Dear Ethanol--Do the math. Find out what Indiana's total corn crop is in bushels and divide that number by the bushel capacity of one plant producing 100 million gallons of ethanol. There just isn't enough corn in Indiana to support 30.
Ethanol

Bedford, IN

#10 Jul 8, 2007
Reggie wrote:
<quoted text>Dear Ethanol--Do the math. Find out what Indiana's total corn crop is in bushels and divide that number by the bushel capacity of one plant producing 100 million gallons of ethanol. There just isn't enough corn in Indiana to support 30.
well lets do some math shall we.... of all the corn raised only 11% is eaten by us and the rest is used for seed corn and feed for cattle. seeing a ethanol plant only takes the startch from the corn and the rest is sold back to farmers for feed with higher protien ... 30% to be exact and much sweeter than reg feed and the cattle love it..... then i dont see the problem. dont go blame higher prices of food or whatever on ethanol plants blame my man mitch and inflation. dont believe all the hype you hear put out by the oil co. if you want to depend on the opec rag heads then more power to you.... me i`d like to be part of the future. i`m not trying to start a fight here just giving the facts. thanks and have a great day

Since: Apr 07

Arlin, TX

#11 Jul 8, 2007
You all are missing the point.

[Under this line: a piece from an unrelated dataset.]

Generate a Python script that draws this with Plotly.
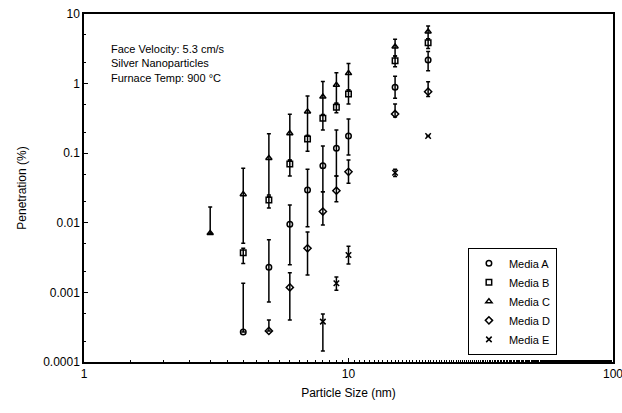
import plotly.graph_objects as go

# Particle sizes (nm) measured for each filter medium
size_a = [4, 5, 6, 7, 8, 9, 10, 15, 20]
size_b = [4, 5, 6, 7, 8, 9, 10, 15, 20]
size_c = [3, 4, 5, 6, 7, 8, 9, 10, 15, 20]
size_d = [5, 6, 7, 8, 9, 10, 15, 20]
size_e = [8, 9, 10, 15, 20]

# Penetration (%) mean values with upper / lower error limits
pen_a = [0.00027, 0.0023, 0.0095, 0.0296, 0.066, 0.1175, 0.177, 0.885, 2.18]
hi_a = [0.00135, 0.0057, 0.018, 0.059, 0.127, 0.216, 0.31, 1.28, 2.9]
lo_a = [0.00027, 0.00073, 0.0025, 0.0088, 0.028, 0.047, 0.094, 0.615, 1.53]

pen_b = [0.0037, 0.0213, 0.070, 0.16, 0.317, 0.456, 0.71, 2.13, 3.87]
hi_b = [0.0043, 0.024, 0.079, 0.18, 0.355, 0.52, 0.81, 2.5, 4.4]
lo_b = [0.0026, 0.0163, 0.047, 0.107, 0.216, 0.38, 0.51, 1.75, 3.2]

pen_c = [0.0071, 0.0257, 0.085, 0.193, 0.395, 0.648, 0.955, 1.41, 3.39, 5.57]
hi_c = [0.0169, 0.061, 0.19, 0.362, 0.664, 1.07, 1.43, 1.95, 4.33, 6.72]
lo_c = [0.0071, 0.0051, 0.025, 0.08, 0.18, 0.36, 0.52, 0.81, 2.5, 4.4]

pen_d = [0.00028, 0.00118, 0.0043, 0.0145, 0.0289, 0.054, 0.366, 0.766]
hi_d = [0.0004, 0.00192, 0.0074, 0.028, 0.047, 0.08, 0.51, 1.06]
lo_d = [0.00028, 0.0004, 0.00178, 0.0093, 0.0201, 0.037, 0.33, 0.65]

pen_e = [0.00038, 0.00135, 0.00344, 0.0525, 0.177]
hi_e = [0.00049, 0.00167, 0.0046, 0.0588, 0.177]
lo_e = [0.000144, 0.00107, 0.00255, 0.0463, 0.177]

series = [
    ("Media A", size_a, pen_a, hi_a, lo_a, "circle-open"),
    ("Media B", size_b, pen_b, hi_b, lo_b, "square-open"),
    ("Media C", size_c, pen_c, hi_c, lo_c, "triangle-up-open"),
    ("Media D", size_d, pen_d, hi_d, lo_d, "diamond-open"),
    ("Media E", size_e, pen_e, hi_e, lo_e, "x-thin-open"),
]

x_ticks = [1, 10, 100]
y_ticks = [0.0001, 0.001, 0.01, 0.1, 1, 10]
y_labels = ["0.0001", "0.001", "0.01", "0.1", "1", "10"]

FONT = "Liberation Sans, Arial, sans-serif"

fig = go.Figure()
for name, xs, ys, hi, lo, sym in series:
    fig.add_trace(go.Scatter(
        x=xs, y=ys, name=name, mode="markers",
        marker=dict(symbol=sym, size=5.5, color="black",
                    line=dict(color="black", width=1.5)),
        error_y=dict(type="data", symmetric=False,
                     array=[h - v for h, v in zip(hi, ys)],
                     arrayminus=[v - l for v, l in zip(ys, lo)],
                     color="black", thickness=1.5, width=2),
    ))

axis_common = dict(
    type="log", showgrid=False, zeroline=False, automargin=False,
    showline=True, linecolor="black", linewidth=1.5, mirror=True,
    ticks="inside", ticklen=4, tickcolor="black",
    ticklabeloverflow="allow",
    minor=dict(ticks="inside", ticklen=2, tickcolor="black"),
    tickfont=dict(family=FONT, size=12, color="black"),
)

fig.update_xaxes(
    **axis_common, range=[0, 2], tickvals=x_ticks,
    ticktext=[str(v) for v in x_ticks],
    title=dict(text="Particle Size (nm)", standoff=8,
               font=dict(family=FONT, size=12, color="black")),
)
fig.update_yaxes(
    **axis_common, range=[-4, 1], tickvals=y_ticks, ticktext=y_labels,
    title=dict(text="Penetration (%)", standoff=14,
               font=dict(family=FONT, size=12, color="black")),
)

fig.add_annotation(
    xref="paper", yref="paper", x=0.048, y=0.922, xanchor="left", yanchor="top",
    align="left", showarrow=False,
    text="Face Velocity: 5.3 cm/s<br>Silver Nanoparticles<br>Furnace Temp: 900 °C",
    font=dict(family=FONT, size=11, color="black"),
)

fig.update_layout(
    width=622, height=413,
    margin=dict(l=84, r=9, t=14, b=51),
    paper_bgcolor="white", plot_bgcolor="white",
    font=dict(family=FONT, size=12, color="black"),
    legend=dict(x=0.894, y=0.328, xanchor="right", yanchor="top",
                bordercolor="black", borderwidth=1, bgcolor="white",
                font=dict(family=FONT, size=11, color="black"),
                itemwidth=30, tracegroupgap=0),
    showlegend=True,
)

fig.write_html("out.html")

If we grew as much corn as possible and used as much as we could, what percent of foreign oil would we be replacing.(that's not a rhetorical question, I'd realy like to know) If it were possible to replace all of the oil with ethanol from corn, what would happen if we had a severe drought? I've heard some talk of switch grass, but I haven't heard of any real production. I've always felt that we were wasting a lot by only processing the grain when the stalk also has a very high sugar content, hence, a good source of ethanol.

My concern is being too dependant on any one souce of energy leaves us very vulnerable.